Saturday, July 23, 2011

Simplify Chores for Success

The word Chore doesn't give any of us the best feeling.  Looking to the definition of Chores, it uses words like unpleasant, hard work, difficult and boring.  This pretty much sums up how a lot of us feel about it.  Try looking at the positive side of it within a family.  It helps to contribute to the household, gives the individual a sense of accomplishment and often can lead to a preferred activity or an allowance. 

"Go clean up!" involves a lot of abstract concepts for individuals on the spectrum.  Clean up what or where?

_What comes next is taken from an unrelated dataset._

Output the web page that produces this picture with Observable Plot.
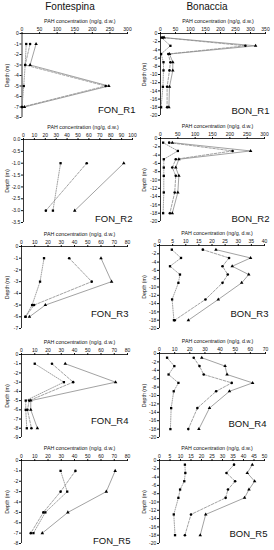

What does clean mean?  How do I know it is 'clean'?  If you think about your idea of clean it can be quite different from someone else's.  It often is a judgement that we each make with this abstract description.  Many individuals with autism feel overwhelmed when they are asked to complete tasks that they don't fully understand.  Trying to just know where to start can be hard to determine.

We are constantly looking for new ways of making the abstract more meaningful and understandable for those on the spectrum.  Here are some things to keep in mind:
  • Use a visual system (objects, pictures, written list) to break down the activity.
  • Simple directions that are to the point.
  • Organize items so that there is a system to follow (ex: Labeled bins for toys so they know where to put things, pictures on clothes drawers for items, etc)
  • Make it obvious when something is clean.  It takes practice to learn how to determine clean so initially we have to make it very clear what isn't.
  • Lots of patience, practice and persistence!

Make a List:  Short directions with exactly what to do and add pictures to help with understanding.
          TO DO:
o  Make bed
o  Books on Shelf
o  Dirty clothes in hamper
o  Legos into box
o  TV time

Organize Toys and Clothes:  Use pictures on bins or drawers so the individual knows what goes where.  Also, taping an 'example' of what is in the box on the outside; for instance, taping a lego on the outside of the lego box. 

Make it Obvious:  Dirty vs. Clean is hard to determine for many individuals on the spectrum.  Trying to make it more clear when something is clean is important.

Using a dry erase marker on mirrors or windows to show where to spray cleaner and wiping until it has disappeared.

You can also use dry erase markers on other surfaces to show that you wipe until it is gone.

Baking soda on carpet helps to also make it clear where to vacuum and when it is done.

Simple Responsibilities:  Even the most basic of chores or responsibilities can teach contribution to the family.  Think about breaking down activities so that the individual can do it on their own and feel that pride in their accomplishment. 

Even something like pouring premeasured pet food into a bowl can be considered a responsibility.  Think about making activities less complicated and therefore less frustrating.

These are only a few examples of activities individuals can complete on a daily or weekly basis to help feel that sense of responsibility.  Trying to make the chores/tasks less complex is important to meet each individual's level of understanding.